GIVEN REQUEST:
The required output consists solely of the lines from the top of the listing through the line containing "4, 1, 3, 13]", transcribed exactly.

SOURCE MATERIAL:
· · · · ·
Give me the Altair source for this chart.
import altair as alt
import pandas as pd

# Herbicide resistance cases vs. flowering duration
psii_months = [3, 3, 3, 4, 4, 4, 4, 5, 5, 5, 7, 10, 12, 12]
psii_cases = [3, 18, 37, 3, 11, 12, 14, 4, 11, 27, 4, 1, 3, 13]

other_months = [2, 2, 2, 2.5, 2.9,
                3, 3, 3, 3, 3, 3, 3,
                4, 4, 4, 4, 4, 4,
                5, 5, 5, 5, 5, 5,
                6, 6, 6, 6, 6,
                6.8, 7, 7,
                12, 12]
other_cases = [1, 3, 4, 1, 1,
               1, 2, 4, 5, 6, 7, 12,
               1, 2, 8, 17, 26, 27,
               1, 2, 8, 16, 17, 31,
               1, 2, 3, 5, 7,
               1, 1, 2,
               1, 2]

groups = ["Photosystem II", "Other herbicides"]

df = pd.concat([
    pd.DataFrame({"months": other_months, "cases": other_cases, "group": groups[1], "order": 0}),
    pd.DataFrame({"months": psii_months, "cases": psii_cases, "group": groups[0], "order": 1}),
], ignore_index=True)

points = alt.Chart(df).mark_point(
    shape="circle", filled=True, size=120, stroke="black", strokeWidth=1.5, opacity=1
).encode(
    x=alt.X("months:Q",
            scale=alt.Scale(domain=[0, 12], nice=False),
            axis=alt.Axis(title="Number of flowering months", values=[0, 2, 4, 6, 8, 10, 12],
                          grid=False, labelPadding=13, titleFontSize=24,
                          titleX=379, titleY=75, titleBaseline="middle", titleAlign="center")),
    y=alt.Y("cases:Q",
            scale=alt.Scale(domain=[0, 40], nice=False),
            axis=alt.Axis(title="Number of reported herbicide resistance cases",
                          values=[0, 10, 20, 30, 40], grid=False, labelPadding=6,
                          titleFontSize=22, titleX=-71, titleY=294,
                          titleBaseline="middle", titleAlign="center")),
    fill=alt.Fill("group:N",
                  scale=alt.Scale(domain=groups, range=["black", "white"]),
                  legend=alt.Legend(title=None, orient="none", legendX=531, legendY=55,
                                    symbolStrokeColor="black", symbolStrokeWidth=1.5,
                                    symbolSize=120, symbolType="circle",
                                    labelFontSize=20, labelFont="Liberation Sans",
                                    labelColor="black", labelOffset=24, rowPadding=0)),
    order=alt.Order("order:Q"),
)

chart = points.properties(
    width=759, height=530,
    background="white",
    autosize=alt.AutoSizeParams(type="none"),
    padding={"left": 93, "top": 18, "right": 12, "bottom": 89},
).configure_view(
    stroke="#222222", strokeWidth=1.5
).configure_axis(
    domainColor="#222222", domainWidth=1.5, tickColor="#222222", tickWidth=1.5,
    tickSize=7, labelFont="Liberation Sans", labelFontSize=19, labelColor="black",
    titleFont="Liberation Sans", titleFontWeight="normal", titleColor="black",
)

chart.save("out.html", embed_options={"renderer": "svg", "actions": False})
· · · · ·
SOLUTION:
Give me the Altair source for this chart.
import altair as alt
import pandas as pd

# Herbicide resistance cases vs. flowering duration
psii_months = [3, 3, 3, 4, 4, 4, 4, 5, 5, 5, 7, 10, 12, 12]
psii_cases = [3, 18, 37, 3, 11, 12, 14, 4, 11, 27, 4, 1, 3, 13]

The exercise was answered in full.